1.Depending on the data and the algorithm used there can be one or more independent variables

2.Training, Validation and Test sets

1.Training data – large subset of the sample data used to train and fit the model

2.Validation data – small subset of the training data used for evaluating the parameters of the trained model

1.Multiple iterations of training and validating are performed before final evaluation using the test data

3.Test data – small subset of the sample data used for final evaluation of the model parameters using error metrics

4.All 3 splits should be independent and not overlap with each other

5.Splitting into 3 sets reduces the amount of data available for training

1.This can be overcome by using k-fold cross-validation process

3 Train-test split can be done using sklearn’s model_selection train_test_split library (if validation set is not required)

•Try different split ratios to get the best result – 0.2, 0.25, 0.33 etc

4 Random splitting is done to reduce overfitting/underfitting during model training

5 Overfitting/Underfitting – occurs when model is fit too closely to test data or sample size is small. Gives bad predictions with new data

7. Standardizing (Scaling) the data

is required for most algorithms as they are distance based

1.Data must be centred around mean 0, variance 1 (normalization) or mean with variance of the same order

2.Data with higher order variance (outliers) might get a higher weight in the model, causing bad predictions on new data

3.Only training data needs to be standardised and not test data

1.Otherwise test data will use its own mean/standard deviation leading to a badly fit model

4.Standardizing can be done using sklearn’s preprocessing Scale or StandardScaler (which scales and transforms) library

1.The transformer created for training data can then be applied to test data

5.It is not required for models like (Random Forest, XGBoost) as they are not distance based (not sensitive to feature size)

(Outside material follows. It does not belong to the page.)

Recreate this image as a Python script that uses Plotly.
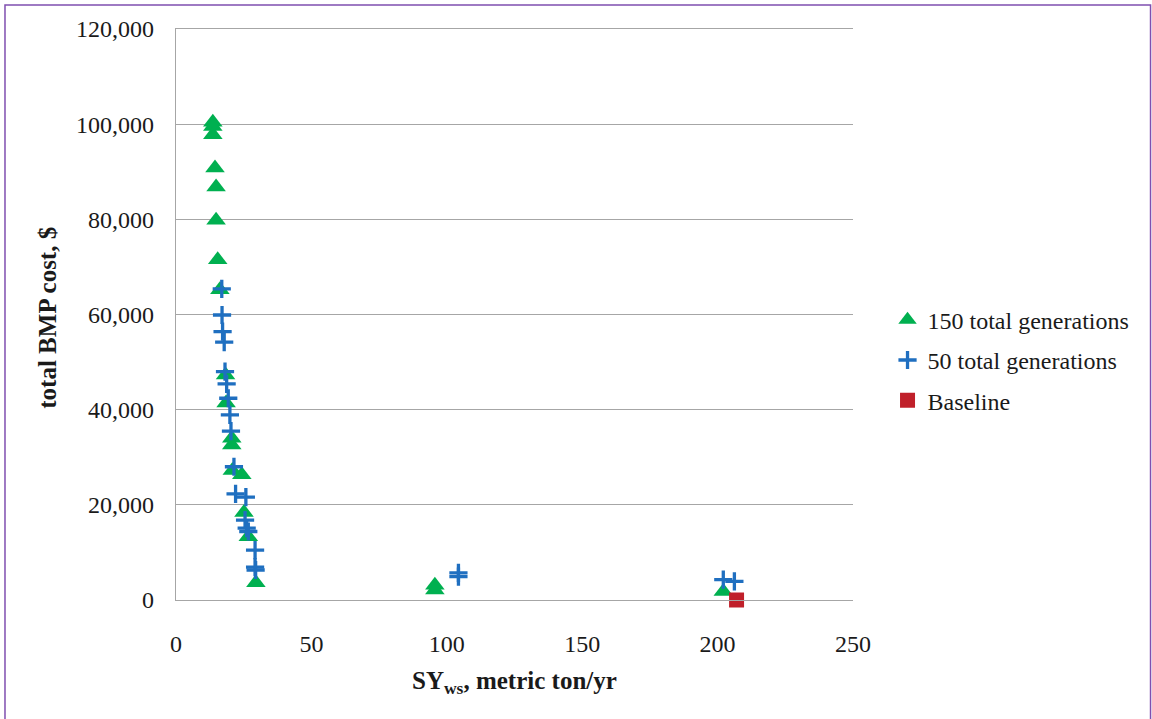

6.Now that the data is in a standard format it can be used by different algorithms (models)

8. Model Building, Evaluation & Selection involves

1.Sample splitting – Training, testing and validating on different subsets of the sample data

2.Model evaluation and Hyperparameter tuning

3.Using error metrics for measuring model accuracy

4.Feature (independent) selection iteratively to remove low importance features, thereby improving model performance without loss of information

5.Result of the above process will select the best trained model with optimized hyperparameters

6.The above process is followed during the building of all models and is shown in all python code examples

7.Useful website –

•This can become laborious, computationally expensive and prone to overfitting/underfitting

•It can be simplified into an efficient process by using Pipeline & GridSearchCV libraries together

Pipeline combines data transformations and training multiple models into a sequence of steps

Grid search across entire hyperparameter grid to select the best combination for each model

Hyperparameters to be tuned for each model are setup as a predefined parameter array (grid)

•Running multiple loops of the above using different independent subsets (K-fold cross-validation)

Benefit – It calls fit and predict only once on the sample data for an entire sequence of models

Benefit – It avoids leaking statistics from test data into the trained model during cross-validation

GridSearchCV performs K-fold cross-validation to train models on multiple variations of the training data of the sample in an iterative loop (k-folds, k-splits) :

1. Each split repeats steps 2 and 3 below in a loop by changing the fold used for validation, resulting in a new split

2. Model is trained using k-1 folds as training data

3. Trained model is validated on the remaining fold of data (using a performance measure like accuracy)

4. The performance measure calculated by k-fold cross-validation is then averaged across all the iterations

Final evaluation on the test data (split from the sample and not included in the k-folds)

Performance measures used

•Error metrics for regression

Minimize MSE, RMSE, MAE etc as they indicate difference between predicted and actual values

Maximize R2 as it indicates goodness of fit of model 

•Evaluation metrics for classification

Confusion matrix, etc to evaluate accuracy of a classifier

•ROC curve for binary classifiers

9. Data Visualization

involves presenting the results in a user-friendly format using different libraries

Pandas plot can be used for basic data visualization

•It provides a basic plot function for different chart types called directly on dataframes/series

•Its a wrapper around matplotlib plot function

Matplotlib is the most popular and comprehensive python library for data visualization, used for a variety of chart types

•It integrates with python, pandas and numpy making it easy to plot a variety of data

•It provides high flexibility in plotting chart types, axes, colours, markers, 3D plots, etc

Seaborn is a python library based on matplotlib

•It provides ease and flexibility for advanced and attractive data visualization

•Eg: heatmaps, multiplot grids, aesthetic figures, statistics plots (model type), etc

•All 3 libraries are used in the examples given for the different algorithms to show their functionality

•Use Excel for tabular presentation and other data manipulations

10. Persist (Deploy)

the final model to a location where it is integrated into the live environment of the overall analytics solution

1.Generally a repository (directory, endpoint) in a cloud hosted storage (AWS S3 bucket) or a local machine

2.Make API calls to the model to return the results for new data

11. Update data, Retrain and Redeploy the model

1.Once the model is deployed in the live environment, it must be retrained (updated) regularly depending on new data sources or more data becoming available

2.If new data sources are considered, start from step 1 of the data science process

3.Retrained model, if better than previous version, should be redeployed to live

4.This process requires full version control of each live model and the data it used

1.Necessary for comparing different versions or rolling-back to the best version in case of issues

More details around data wrangling and other steps will be discussed in future articles.